■ Supplied records:
· · · ·
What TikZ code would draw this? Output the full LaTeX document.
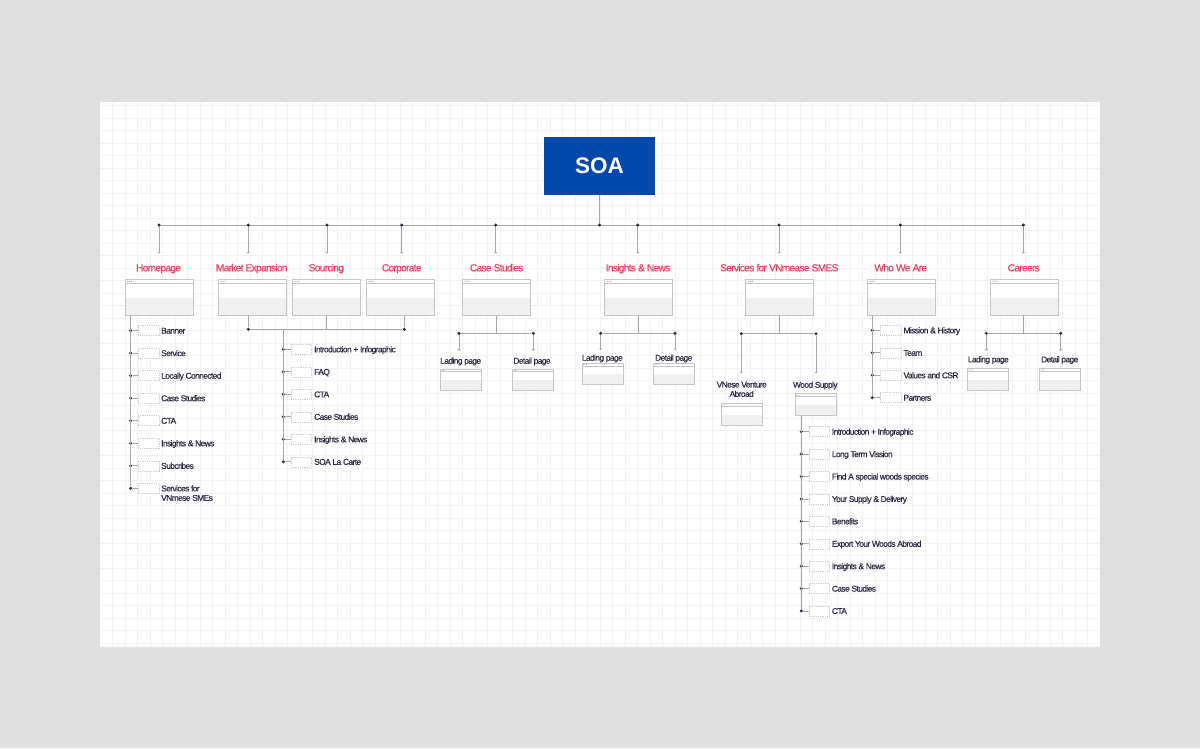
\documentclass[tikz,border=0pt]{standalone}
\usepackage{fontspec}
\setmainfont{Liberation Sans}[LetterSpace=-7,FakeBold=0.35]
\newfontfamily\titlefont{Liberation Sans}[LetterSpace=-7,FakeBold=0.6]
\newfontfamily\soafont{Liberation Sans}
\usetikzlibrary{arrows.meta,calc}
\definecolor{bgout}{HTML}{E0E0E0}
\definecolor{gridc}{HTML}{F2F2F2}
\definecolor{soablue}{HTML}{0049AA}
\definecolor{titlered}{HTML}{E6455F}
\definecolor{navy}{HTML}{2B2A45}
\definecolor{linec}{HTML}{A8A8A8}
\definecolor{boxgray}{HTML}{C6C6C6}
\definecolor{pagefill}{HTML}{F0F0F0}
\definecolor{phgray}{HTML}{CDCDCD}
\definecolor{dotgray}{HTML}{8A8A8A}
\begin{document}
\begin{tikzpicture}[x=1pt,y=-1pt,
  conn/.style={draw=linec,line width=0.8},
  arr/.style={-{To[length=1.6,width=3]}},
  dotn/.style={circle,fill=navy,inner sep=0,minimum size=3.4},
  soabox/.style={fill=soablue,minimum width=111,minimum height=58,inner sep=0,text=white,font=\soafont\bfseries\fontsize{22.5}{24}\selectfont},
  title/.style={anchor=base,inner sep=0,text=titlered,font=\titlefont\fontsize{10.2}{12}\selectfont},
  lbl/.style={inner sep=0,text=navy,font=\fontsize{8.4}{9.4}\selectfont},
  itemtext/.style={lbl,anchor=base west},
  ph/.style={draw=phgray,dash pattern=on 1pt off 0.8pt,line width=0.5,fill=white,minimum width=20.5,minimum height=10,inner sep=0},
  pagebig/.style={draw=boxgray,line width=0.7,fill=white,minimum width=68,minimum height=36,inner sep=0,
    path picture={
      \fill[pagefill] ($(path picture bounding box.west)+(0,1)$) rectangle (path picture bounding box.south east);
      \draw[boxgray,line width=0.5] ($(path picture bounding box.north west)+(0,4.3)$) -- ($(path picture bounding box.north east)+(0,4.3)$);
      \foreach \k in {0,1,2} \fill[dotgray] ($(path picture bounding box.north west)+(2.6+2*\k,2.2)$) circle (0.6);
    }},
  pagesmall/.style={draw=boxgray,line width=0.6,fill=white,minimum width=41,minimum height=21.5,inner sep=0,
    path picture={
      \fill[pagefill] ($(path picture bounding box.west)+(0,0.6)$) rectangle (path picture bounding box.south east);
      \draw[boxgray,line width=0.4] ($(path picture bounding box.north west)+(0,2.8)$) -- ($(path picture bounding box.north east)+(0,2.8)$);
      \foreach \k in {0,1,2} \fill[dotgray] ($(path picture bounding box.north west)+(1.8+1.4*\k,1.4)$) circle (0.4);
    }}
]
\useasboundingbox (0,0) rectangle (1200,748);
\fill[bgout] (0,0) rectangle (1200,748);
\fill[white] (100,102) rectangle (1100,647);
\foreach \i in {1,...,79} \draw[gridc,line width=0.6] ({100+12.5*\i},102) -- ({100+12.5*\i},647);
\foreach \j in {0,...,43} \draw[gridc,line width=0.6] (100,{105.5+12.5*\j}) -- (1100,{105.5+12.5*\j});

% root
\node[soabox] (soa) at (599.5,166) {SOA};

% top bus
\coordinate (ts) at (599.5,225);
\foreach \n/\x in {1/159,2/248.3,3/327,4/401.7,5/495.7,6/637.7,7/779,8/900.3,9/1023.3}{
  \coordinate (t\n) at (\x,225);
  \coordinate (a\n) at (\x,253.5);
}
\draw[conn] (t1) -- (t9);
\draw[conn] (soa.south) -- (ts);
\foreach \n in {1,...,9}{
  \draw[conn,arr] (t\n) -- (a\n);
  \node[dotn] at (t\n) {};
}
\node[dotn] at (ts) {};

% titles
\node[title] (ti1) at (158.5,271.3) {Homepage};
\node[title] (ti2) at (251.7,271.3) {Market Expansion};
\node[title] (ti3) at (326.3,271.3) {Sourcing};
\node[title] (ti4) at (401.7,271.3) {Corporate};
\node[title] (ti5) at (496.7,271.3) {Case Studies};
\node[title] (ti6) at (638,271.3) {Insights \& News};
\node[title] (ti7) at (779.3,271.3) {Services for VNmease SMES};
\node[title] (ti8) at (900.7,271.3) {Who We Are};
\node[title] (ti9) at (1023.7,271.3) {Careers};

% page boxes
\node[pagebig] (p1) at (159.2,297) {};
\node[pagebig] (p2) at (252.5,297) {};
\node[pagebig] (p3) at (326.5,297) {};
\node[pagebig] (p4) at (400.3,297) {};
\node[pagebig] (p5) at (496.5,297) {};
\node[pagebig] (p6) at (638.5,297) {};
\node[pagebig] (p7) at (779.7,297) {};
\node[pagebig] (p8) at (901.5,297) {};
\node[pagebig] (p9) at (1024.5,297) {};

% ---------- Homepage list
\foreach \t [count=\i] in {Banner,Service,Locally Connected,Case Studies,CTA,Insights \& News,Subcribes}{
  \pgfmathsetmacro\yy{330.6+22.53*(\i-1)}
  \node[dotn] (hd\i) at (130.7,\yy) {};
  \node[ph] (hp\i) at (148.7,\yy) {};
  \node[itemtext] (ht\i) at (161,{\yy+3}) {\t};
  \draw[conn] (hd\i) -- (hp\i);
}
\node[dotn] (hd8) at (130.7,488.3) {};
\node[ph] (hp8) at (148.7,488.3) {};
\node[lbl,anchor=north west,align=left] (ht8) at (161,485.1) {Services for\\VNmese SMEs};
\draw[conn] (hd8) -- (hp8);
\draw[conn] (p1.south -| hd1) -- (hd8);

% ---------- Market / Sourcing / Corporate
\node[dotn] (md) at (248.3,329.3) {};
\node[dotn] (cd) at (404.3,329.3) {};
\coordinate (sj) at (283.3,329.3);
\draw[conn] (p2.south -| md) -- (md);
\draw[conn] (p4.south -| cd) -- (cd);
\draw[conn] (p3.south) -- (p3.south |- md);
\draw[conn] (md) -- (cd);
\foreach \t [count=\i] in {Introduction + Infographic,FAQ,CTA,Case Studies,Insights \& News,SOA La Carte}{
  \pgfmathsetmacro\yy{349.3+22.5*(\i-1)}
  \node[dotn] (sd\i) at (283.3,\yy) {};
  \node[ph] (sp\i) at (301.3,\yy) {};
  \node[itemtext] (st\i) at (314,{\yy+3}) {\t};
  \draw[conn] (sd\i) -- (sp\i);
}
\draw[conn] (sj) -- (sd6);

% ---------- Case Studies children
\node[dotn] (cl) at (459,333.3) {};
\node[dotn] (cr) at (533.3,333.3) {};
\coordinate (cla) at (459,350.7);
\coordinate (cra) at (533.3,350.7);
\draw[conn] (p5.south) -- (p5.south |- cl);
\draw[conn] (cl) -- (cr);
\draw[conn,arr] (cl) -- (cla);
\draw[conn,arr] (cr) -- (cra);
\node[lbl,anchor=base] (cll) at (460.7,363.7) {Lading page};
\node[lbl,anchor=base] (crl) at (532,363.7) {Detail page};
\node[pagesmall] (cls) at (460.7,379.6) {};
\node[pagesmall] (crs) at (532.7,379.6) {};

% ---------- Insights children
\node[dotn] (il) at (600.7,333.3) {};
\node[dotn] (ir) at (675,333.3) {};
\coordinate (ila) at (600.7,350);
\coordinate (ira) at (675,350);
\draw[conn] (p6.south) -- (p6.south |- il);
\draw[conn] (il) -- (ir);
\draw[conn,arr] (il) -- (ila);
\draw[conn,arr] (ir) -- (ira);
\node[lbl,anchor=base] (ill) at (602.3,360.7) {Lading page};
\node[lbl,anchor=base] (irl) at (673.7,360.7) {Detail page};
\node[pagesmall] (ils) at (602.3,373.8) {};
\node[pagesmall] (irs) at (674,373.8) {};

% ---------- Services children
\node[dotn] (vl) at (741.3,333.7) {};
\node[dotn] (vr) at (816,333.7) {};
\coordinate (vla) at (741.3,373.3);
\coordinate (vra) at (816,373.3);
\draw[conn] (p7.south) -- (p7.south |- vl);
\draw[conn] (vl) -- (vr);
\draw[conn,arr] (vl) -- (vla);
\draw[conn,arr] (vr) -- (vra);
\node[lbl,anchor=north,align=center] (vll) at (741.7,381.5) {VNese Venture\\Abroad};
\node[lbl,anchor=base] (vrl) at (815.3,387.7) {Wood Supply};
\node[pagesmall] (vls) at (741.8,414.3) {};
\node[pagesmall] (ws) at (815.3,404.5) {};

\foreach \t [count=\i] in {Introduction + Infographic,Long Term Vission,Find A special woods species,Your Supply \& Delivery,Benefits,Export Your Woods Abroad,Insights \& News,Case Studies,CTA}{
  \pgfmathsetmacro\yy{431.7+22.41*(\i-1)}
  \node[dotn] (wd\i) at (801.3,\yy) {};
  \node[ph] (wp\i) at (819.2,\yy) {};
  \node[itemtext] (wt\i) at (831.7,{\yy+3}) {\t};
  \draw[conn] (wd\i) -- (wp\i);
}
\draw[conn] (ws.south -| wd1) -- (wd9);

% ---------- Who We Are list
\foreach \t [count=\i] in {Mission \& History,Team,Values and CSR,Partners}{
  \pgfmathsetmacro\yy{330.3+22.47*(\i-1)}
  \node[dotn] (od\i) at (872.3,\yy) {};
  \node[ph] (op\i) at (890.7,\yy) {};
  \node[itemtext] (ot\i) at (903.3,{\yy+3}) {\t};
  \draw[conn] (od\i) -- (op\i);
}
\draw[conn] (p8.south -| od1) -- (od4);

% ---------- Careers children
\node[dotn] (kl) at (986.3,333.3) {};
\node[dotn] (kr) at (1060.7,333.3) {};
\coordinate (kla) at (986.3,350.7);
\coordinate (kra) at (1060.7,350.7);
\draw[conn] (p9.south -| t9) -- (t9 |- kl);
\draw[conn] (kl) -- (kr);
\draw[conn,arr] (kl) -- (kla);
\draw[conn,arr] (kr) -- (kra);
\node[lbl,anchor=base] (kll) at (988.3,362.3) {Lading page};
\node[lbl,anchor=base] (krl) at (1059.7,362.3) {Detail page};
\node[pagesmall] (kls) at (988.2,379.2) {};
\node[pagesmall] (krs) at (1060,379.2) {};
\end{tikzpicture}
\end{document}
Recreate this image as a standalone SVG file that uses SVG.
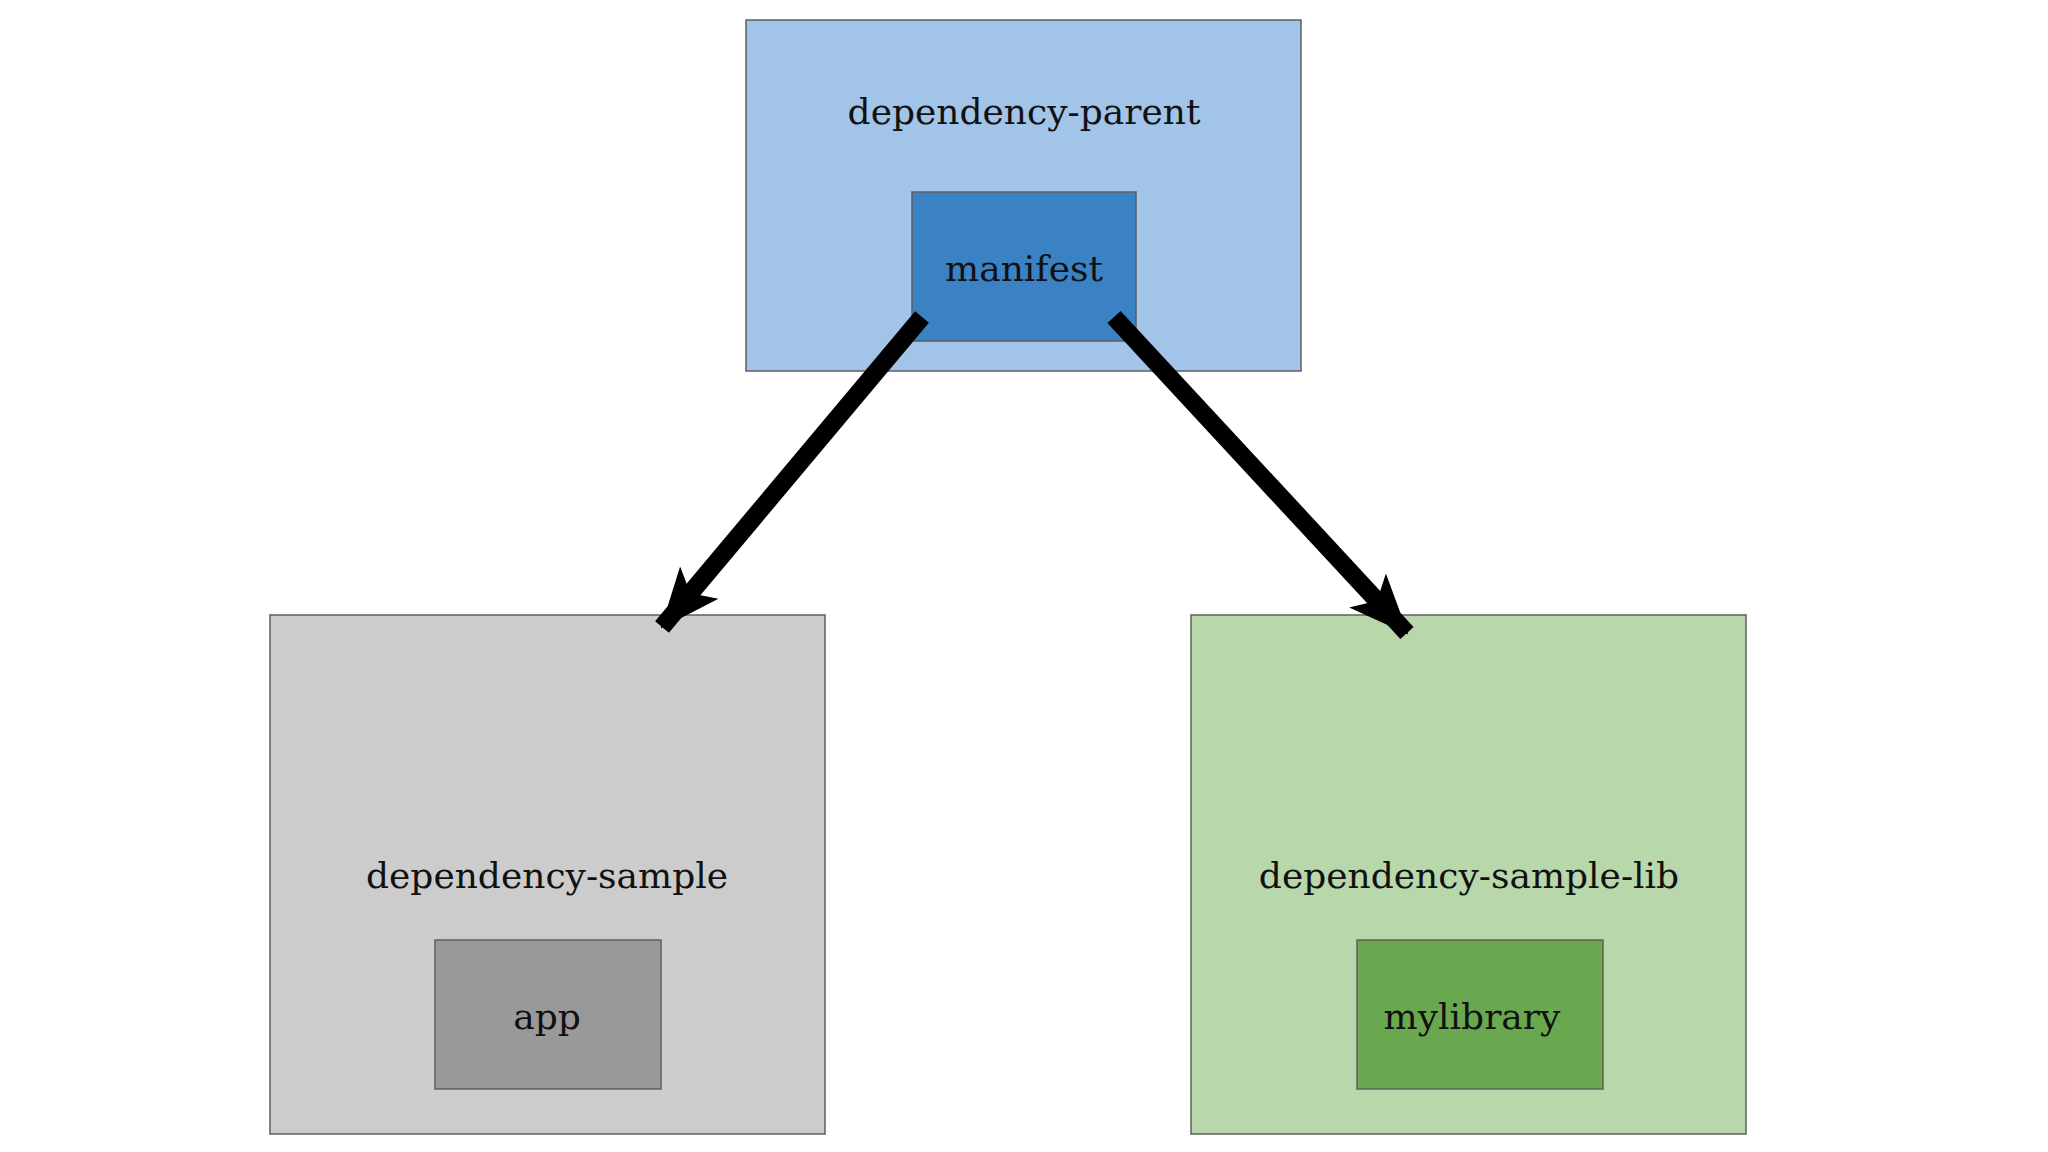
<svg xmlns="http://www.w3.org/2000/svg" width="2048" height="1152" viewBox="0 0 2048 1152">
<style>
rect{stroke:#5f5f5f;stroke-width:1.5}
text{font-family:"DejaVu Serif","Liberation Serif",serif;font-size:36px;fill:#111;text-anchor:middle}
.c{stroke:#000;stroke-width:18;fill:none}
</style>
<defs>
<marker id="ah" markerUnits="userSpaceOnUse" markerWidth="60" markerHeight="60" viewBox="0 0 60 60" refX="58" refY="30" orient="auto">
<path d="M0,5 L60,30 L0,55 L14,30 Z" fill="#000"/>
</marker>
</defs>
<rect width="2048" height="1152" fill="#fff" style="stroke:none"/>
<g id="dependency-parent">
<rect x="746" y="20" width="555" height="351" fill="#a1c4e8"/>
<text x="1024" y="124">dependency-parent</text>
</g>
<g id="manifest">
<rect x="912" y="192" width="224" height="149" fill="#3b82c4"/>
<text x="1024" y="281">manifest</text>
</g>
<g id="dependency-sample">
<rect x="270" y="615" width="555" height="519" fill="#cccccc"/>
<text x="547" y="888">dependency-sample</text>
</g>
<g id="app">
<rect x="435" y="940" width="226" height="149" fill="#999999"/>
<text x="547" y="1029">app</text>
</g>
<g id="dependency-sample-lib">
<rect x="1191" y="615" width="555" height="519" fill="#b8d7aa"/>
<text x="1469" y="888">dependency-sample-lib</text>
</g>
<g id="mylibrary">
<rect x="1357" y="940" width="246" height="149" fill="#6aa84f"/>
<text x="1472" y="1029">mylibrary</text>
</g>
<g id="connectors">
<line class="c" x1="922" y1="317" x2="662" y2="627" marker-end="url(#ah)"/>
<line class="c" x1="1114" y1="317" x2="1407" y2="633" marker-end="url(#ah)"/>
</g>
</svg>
· · · ·
Each line that contains the word "standalone" counts toward the total; give only that total.

■ Task solution: 2